Caution: Understanding the Equity Gap Before You Proceed

The equity gap must be funded at closing. Unlike a down payment, which can in some cases be structured creatively, the difference between the assumed loan balance and the purchase price must be paid in full — either in cash or through separately arranged financing.
Second mortgages to cover equity gaps carry higher rates. In 2026, second mortgage rates typically range from 9% to 12%. However, the blended rate across both loans is often still substantially below a new primary mortgage at 6.11%, making the combined structure financially advantageous.
VA loan assumptions by non-veterans carry entitlement consequences. If you are not a veteran and you assume a VA loan, the selling veteran's entitlement remains attached to that property until the loan is paid off, which may limit their ability to use VA benefits on their next home purchase.

The Assumption Process: What to Expect

Assuming a mortgage is not as simple as agreeing on a price. The buyer must submit to a full credit and income qualification review conducted by the loan servicer — the same scrutiny applied to a new loan applicant. The servicer must formally approve the assumption before the transfer is legally complete. This process currently takes between 60 and 90 days on average, though timelines vary significantly based on the servicer's capacity and the complexity of the transaction.

The psychological dimension of this transaction is worth understanding. Many homeowners who have held low-rate mortgages for several years feel trapped by the "mortgage lock-in" effect: they may want or need to move, but cannot rationalize giving up a 3% rate to take on a 6% replacement mortgage. By offering their loan for assumption, these sellers gain a legitimate exit path — they can command a fair market price, including a premium for the rate advantage they are transferring, while regaining the freedom to make their next housing decision. When both parties understand the financial mechanics, a mortgage assumption transaction creates genuinely aligned interests between buyer and seller.

How to Find and Evaluate Assumable Loan Opportunities in 2026

Use listing filters to identify FHA, VA, and USDA properties. Several major listing platforms now include loan type as a searchable field. Prioritize properties where the listing agent has confirmed the loan is assumable and can provide the current balance and interest rate.
Request the mortgage assumption package early. This includes the current payoff statement, the loan servicer's assumption application, and any specific qualification requirements. Starting the servicer application process before you have a signed purchase agreement is not always possible, but gathering documentation early reduces timeline risk.
Model both scenarios with your lender. Have a licensed mortgage professional calculate your total monthly payment under the assumption structure — including any second mortgage needed to cover the equity gap — versus a conventional new loan at current rates. The breakeven analysis will determine whether the transaction makes financial sense for your specific circumstances.
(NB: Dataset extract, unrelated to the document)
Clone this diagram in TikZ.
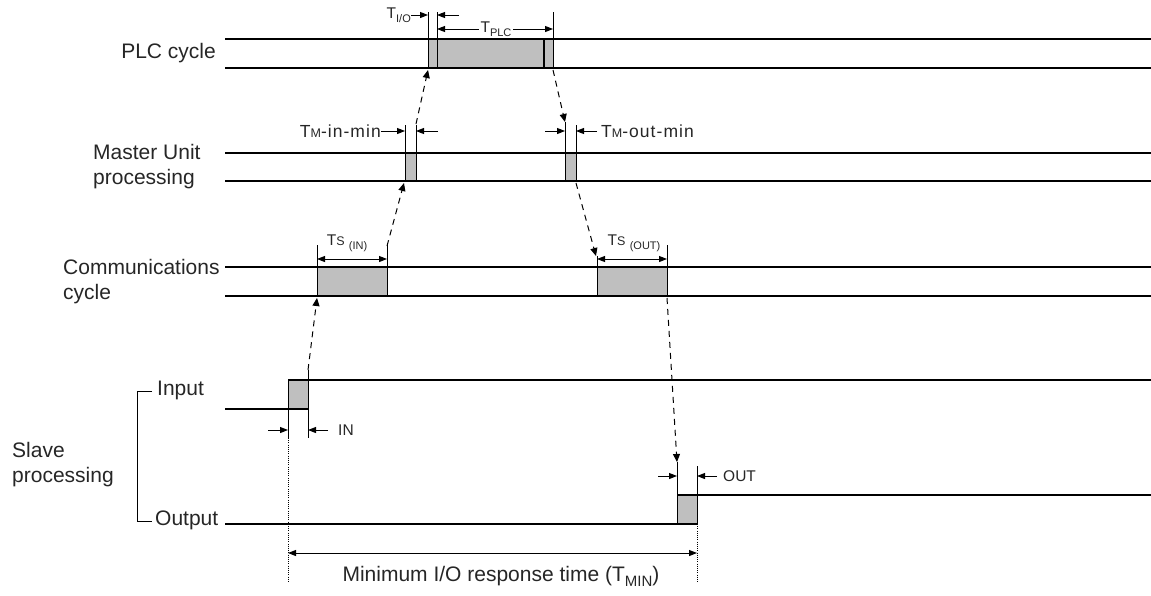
\documentclass[tikz,border=0pt]{standalone}
\usepackage{fontspec}
\setmainfont{Liberation Sans}
\usetikzlibrary{arrows.meta,positioning}
\newcommand{\bigtxt}{\fontsize{21}{25}\selectfont}
\newcommand{\smalltxt}{\fontsize{15.5}{18}\selectfont}
\newcommand{\widetxt}{\fontsize{17.5}{20}\selectfont\addfontfeature{LetterSpace=6}}
\newcommand{\lowidx}[1]{\raisebox{-0.45ex}{\fontsize{11}{11}\selectfont #1}}
\newcommand{\lowcap}[1]{{\fontsize{12.5}{12.5}\selectfont #1}}

\begin{document}
\begin{tikzpicture}[x=1pt,y=-1pt,
    lbl/.style={font=\bigtxt, inner sep=0pt, text=black!85},
    tag/.style={font=\smalltxt, inner sep=0pt, text=black!85},
    track/.style={line width=1.3pt},
    busy/.style={fill=black!25, draw=black, line width=1pt},
    marker/.style={line width=1pt},
    pin/.style={-{Triangle[length=8pt,width=6pt]}, line width=1pt},
    dim/.style={{Triangle[length=8pt,width=6pt]}-{Triangle[length=8pt,width=6pt]}, line width=1pt},
    flow/.style={-{Triangle[length=8pt,width=7pt]}, line width=1pt, dash pattern=on 6pt off 5pt},
    guide/.style={line width=0.6pt, dash pattern=on 1pt off 1.2pt}]
    \useasboundingbox (0,0) rectangle (1151,595);

    % PLC cycle
    \node[lbl, anchor=east] (plc) at (216,53) {PLC cycle};
    \draw[busy] (428,39) rectangle (553,68);
    \draw[track] (225,39) -- (1151,39) (225,68) -- (1151,68);
    \draw[marker] (428,12) -- (428,68) (437,12) -- (437,68) (553,12) -- (553,68);
    \draw[line width=1.6pt] (544,39) -- (544,68);
    \node[tag, anchor=east] (tio) at (411,15) {T\lowidx{I/O}};
    \draw[pin] (tio.east) -- (428,15);
    \draw[pin] (459,15) -- (437,15);
    \draw[dim] (437,29) -- (553,29) node[tag, midway, fill=white, inner sep=2pt, xshift=1pt] (tplc) {T\lowidx{PLC}};

    % Master Unit processing
    \node[lbl, anchor=west, align=left] (master) at (93,167) {Master Unit\\processing};
    \draw[busy] (405,153) rectangle (416,181) (565,153) rectangle (576,181);
    \draw[track] (225,153) -- (1151,153) (225,181) -- (1151,181);
    \draw[marker] (405,125) -- (405,181) (416,125) -- (416,181)
      (565,122) -- (565,181) (576,125) -- (576,181);
    \node[anchor=east, font=\widetxt, inner sep=0pt, text=black!85] (tmin) at (381,131) {T\lowcap{M}-in-min};
    \draw[pin] (tmin.east) -- (405,131);
    \draw[pin] (438,131) -- (416,131);
    \draw[pin] (545,131) -- (565,131);
    \draw[pin] (597,131) -- (576,131);
    \node[anchor=west, font=\widetxt, inner sep=0pt, text=black!85] (tmout) at (601,131) {T\lowcap{M}-out-min};

    % Communications cycle
    \node[lbl, anchor=west, align=left] (comm) at (63,282) {Communications\\cycle};
    \draw[busy] (317,267) rectangle (387,296) (597,267) rectangle (667,296);
    \draw[track] (225,267) -- (1151,267) (225,296) -- (1151,296);
    \draw[marker] (317,245) -- (317,296) (387,245) -- (387,296)
      (597,256) -- (597,296) (667,245) -- (667,296);
    \draw[dim] (317,259) -- (387,259);
    \draw[dim] (597,259) -- (667,259);
    \node[tag] (tsin) at (347,243) {T\lowcap{S} \lowidx{(IN)}};
    \node[tag] (tsout) at (634,243) {T\lowcap{S} \lowidx{(OUT)}};

    % Slave processing
    \node[lbl, anchor=west, align=left] (slave) at (12,465) {Slave\\processing};
    \draw[marker] (152,391) -- (137,391) -- (137,521) -- (152,521);
    \node[lbl, anchor=west] (inp) at (157,390) {Input};
    \node[lbl, anchor=west] (outp) at (155,520) {Output};
    % input
    \draw[busy] (288,380) rectangle (308,409);
    \draw[track] (225,409) -- (308,409) (288,380) -- (1151,380);
    \draw[marker] (288,380) -- (288,438) (308,370) -- (308,438);
    \draw[pin] (268,430) -- (288,430);
    \draw[pin] (328,430) -- (308,430);
    \node[tag, anchor=west] (inlbl) at (338,430) {IN};
    % output
    \draw[busy] (677,495) rectangle (697,524);
    \draw[track] (225,524) -- (697,524) (677,495) -- (1151,495);
    \draw[marker] (677,462) -- (677,495) (697,466) -- (697,524);
    \draw[pin] (658,476) -- (677,476);
    \draw[pin] (717,476) -- (697,476);
    \node[tag, anchor=west] (outlbl) at (723,476) {OUT};

    % response time
    \draw[guide] (288,438) -- (288,583);
    \draw[guide] (697,524) -- (697,583);
    \draw[dim] (288,553) -- (697,553);
    \node[lbl] (tresp) at (501,576) {Minimum I/O response time (T\lowidx{\fontsize{15}{15}\selectfont MIN})};

    % data flow
    \coordinate (inRise) at (308,370);
    \coordinate (tsInL) at (317,298);
    \coordinate (tsInR) at (387,246);
    \coordinate (mInL) at (404,183);
    \coordinate (mInR) at (416,124);
    \coordinate (plcL) at (428,70);
    \coordinate (plcR) at (553,70);
    \coordinate (mOutL) at (565,122);
    \coordinate (mOutR) at (576,183);
    \coordinate (tsOutL) at (596,256);
    \coordinate (tsOutR) at (667,298);
    \coordinate (outL) at (677,462);
    \draw[flow] (inRise) -- (tsInL);
    \draw[flow] (tsInR) -- (mInL);
    \draw[flow] (mInR) -- (plcL);
    \draw[flow] (plcR) -- (mOutL);
    \draw[flow] (mOutR) -- (tsOutL);
    \draw[flow] (tsOutR) -- (outL);
  \end{tikzpicture}
\end{document}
A Question Worth Sitting With:

If you found the right home today and had two financing options — a $2,800 monthly payment at current rates or a $2,100 monthly payment through an assumption with a $180,000 upfront equity gap — which structure would better serve your long-term financial position, and do you currently have the resources to pursue the lower-rate path?

Disclaimer: This article is for informational purposes only and does not constitute financial, legal, or real estate advice. Mortgage assumption is subject to lender approval and specific loan type eligibility. Terms and conditions apply, and not all buyers will qualify. Secondary financing for equity gaps often carries higher interest rates and additional risks. Always consult with a licensed mortgage professional and a real estate attorney before entering into an assumption agreement.